Abstract

ABSTRACT This study tracked the development of Hong Kong’s assessment practices for English pronunciation over the past four decades, with reference to the nativeness and intelligibility principles in L2 pronunciation research and pedagogy. Specifically, it evaluated changes in assessors’ comments on candidates’ English pronunciation performance in school-exit public examinations between 1978 and 2018. Qualitative and quantitative content analyses were conducted on the examination report for each year to identify themes related to candidates’ pronunciation ‘problems’, including ‘word-based’ features (word pronunciation, word stress, segmentals), ‘discourse-based’ features (suprasegmentals) and ‘delivery’ (clarity, fluency, loudness, naturalness, pacing).
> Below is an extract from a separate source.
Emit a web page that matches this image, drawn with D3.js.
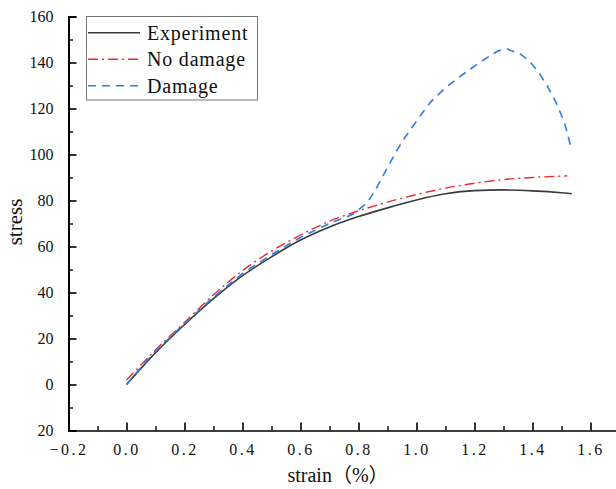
<!DOCTYPE html>
<html>
<head>
<meta charset="utf-8">
<script src="https://cdn.jsdelivr.net/npm/d3@7"></script>
<style>
  html, body { margin: 0; padding: 0; background: #fff; }
  svg { display: block; }
  text { font-family: "Liberation Serif", "Times New Roman", "Noto Sans CJK SC", serif; fill: #111; }
</style>
</head>
<body>
<svg id="chart" width="616" height="489"></svg>
<script>
// ---- data ----
const expStrain = [0, 0.05, 0.1, 0.2, 0.3, 0.4, 0.5, 0.6, 0.7, 0.8, 0.9, 1.0, 1.1, 1.2, 1.3, 1.4, 1.5, 1.535];
const expStress = [0, 7, 13.8, 26, 37.3, 47.3, 55.5, 62.8, 68.5, 73, 76.8, 80.2, 82.9, 84.3, 84.6, 84.2, 83.4, 83.0];

const noDmgStrain = [0, 0.05, 0.1, 0.2, 0.3, 0.4, 0.5, 0.6, 0.7, 0.8, 0.9, 1.0, 1.1, 1.2, 1.3, 1.4, 1.52];
const noDmgStress = [2, 8.5, 15, 27, 39, 49.5, 58, 65, 71, 75.5, 79.3, 82.6, 85.4, 87.5, 89.1, 90, 90.7];

const dmgStrain = [0, 0.05, 0.1, 0.2, 0.3, 0.4, 0.5, 0.6, 0.7, 0.78, 0.83, 0.86, 0.89, 0.92, 0.95, 0.98, 1.02, 1.05, 1.10, 1.14, 1.19, 1.23, 1.28, 1.31, 1.36, 1.39, 1.42, 1.45, 1.48, 1.51, 1.535];
const dmgStress = [0, 7.5, 14.5, 26.5, 38, 48.3, 56.5, 64, 70, 74, 79, 85, 92, 99, 105.5, 111, 118, 123, 129, 133, 137.5, 141, 145, 146, 143.5, 140.5, 136, 130, 123, 114, 102];

const seriesNames = ["Experiment", "No damage", "Damage"];
const xMajorTicks = [-0.2, 0, 0.2, 0.4, 0.6, 0.8, 1.0, 1.2, 1.4, 1.6];
const xMinorTicks = [-0.1, 0.1, 0.3, 0.5, 0.7, 0.9, 1.1, 1.3, 1.5];
const yMajorTicks = [-20, 0, 20, 40, 60, 80, 100, 120, 140, 160];
const yTickLabels = ["20", "0", "20", "40", "60", "80", "100", "120", "140", "160"];
const yMinorTicks = [-10, 10, 30, 50, 70, 90, 110, 130, 150];

// ---- layout ----
const svg = d3.select("#chart");
const x = d3.scaleLinear().domain([-0.2, 1.69]).range([68.5, 616.6]);
const y = d3.scaleLinear().domain([-20, 160]).range([430.5, 16.5]);

const styles = [
  { color: "#3a3a3a", dash: null, width: 1.6 },
  { color: "#ee2a2a", dash: "10,4,2,4", width: 1.4 },
  { color: "#2f7de1", dash: "8,6", width: 1.6 }
];

const series = [
  d3.zip(expStrain, expStress),
  d3.zip(noDmgStrain, noDmgStress),
  d3.zip(dmgStrain, dmgStress)
];

// ---- axes ----
const fmt = d3.format(".1f");
const xAxis = d3.axisBottom(x).tickValues(xMajorTicks).tickSize(-8).tickPadding(13)
  .tickFormat(d => fmt(d).replace("-", "\u2212"));
const gx = svg.append("g").attr("transform", `translate(0,${y(-20)})`).call(xAxis);
gx.select(".domain").attr("stroke", "#000").attr("stroke-width", 1.6);
gx.selectAll(".tick line").attr("stroke", "#000").attr("stroke-width", 1.6);
gx.selectAll(".tick text").attr("font-size", 16).style("letter-spacing", "2.5px").attr("fill", "#111");

const gxm = svg.append("g").attr("transform", `translate(0,${y(-20)})`)
  .call(d3.axisBottom(x).tickValues(xMinorTicks).tickSize(-4.5).tickFormat(""));
gxm.select(".domain").remove();
gxm.selectAll(".tick line").attr("stroke", "#000").attr("stroke-width", 1.4);

const yAxis = d3.axisLeft(y).tickValues(yMajorTicks).tickSize(-8).tickPadding(15)
  .tickFormat((d, i) => yTickLabels[i]);
const gy = svg.append("g").attr("transform", `translate(${x(-0.2)},0)`).call(yAxis);
gy.select(".domain").attr("stroke", "#000").attr("stroke-width", 2);
gy.selectAll(".tick line").attr("stroke", "#000").attr("stroke-width", 1.6);
gy.selectAll(".tick text").attr("font-size", 16).attr("fill", "#111");

const gym = svg.append("g").attr("transform", `translate(${x(-0.2)},0)`)
  .call(d3.axisLeft(y).tickValues(yMinorTicks).tickSize(-4.5).tickFormat(""));
gym.select(".domain").remove();
gym.selectAll(".tick line").attr("stroke", "#000").attr("stroke-width", 1.4);

// axis titles
svg.append("text").attr("x", 338).attr("y", 482).attr("text-anchor", "middle")
  .attr("font-size", 20).text("strain\uFF08%\uFF09");
svg.append("text").attr("transform", `translate(22,222) rotate(-90)`)
  .attr("text-anchor", "middle").attr("font-size", 21).text("stress");

// ---- lines ----
const line = d3.line().x(d => x(d[0])).y(d => y(d[1]));
const lineSmooth = d3.line().x(d => x(d[0])).y(d => y(d[1])).curve(d3.curveMonotoneX);
[1, 0, 2].forEach(i => {
  svg.append("path").datum(series[i])
    .attr("d", i === 2 ? line : lineSmooth)
    .attr("fill", "none")
    .attr("stroke", styles[i].color)
    .attr("stroke-width", styles[i].width)
    .attr("stroke-dasharray", styles[i].dash);
});

// ---- legend ----
const lg = svg.append("g");
lg.append("rect").attr("x", 86.5).attr("y", 16.5).attr("width", 171).attr("height", 83.5)
  .attr("fill", "#fff").attr("stroke", "#777").attr("stroke-width", 1);
seriesNames.forEach((name, i) => {
  const yy = 32.7 + i * 26.5;
  lg.append("line").attr("x1", 88).attr("x2", 140).attr("y1", yy).attr("y2", yy)
    .attr("stroke", styles[i].color).attr("stroke-width", styles[i].width)
    .attr("stroke-dasharray", styles[i].dash);
  lg.append("text").attr("x", 147).attr("y", yy + 7).attr("font-size", 20)
    .style("letter-spacing", "0.8px").text(name);
});
</script>
</body>
</html>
In the examination reports, candidates’ problems with word-based features (particularly word pronunciation) received the most attention across the decades. Most of the comments in later reports were aligned with the intelligibility principle, particularly at the segmental level (e.g., missing consonants, simplification of consonant clusters, word pronunciation). These assessment practices were potentially influenced by the teaching methods recommended in the different ELT curricula over time (i.e., from an oral-structural to a communicative/task-based language teaching approach), and also by the assessors’ judgements. The paper concludes by proposing a research agenda for the promotion of an evidence-based approach that can inform future assessment practices.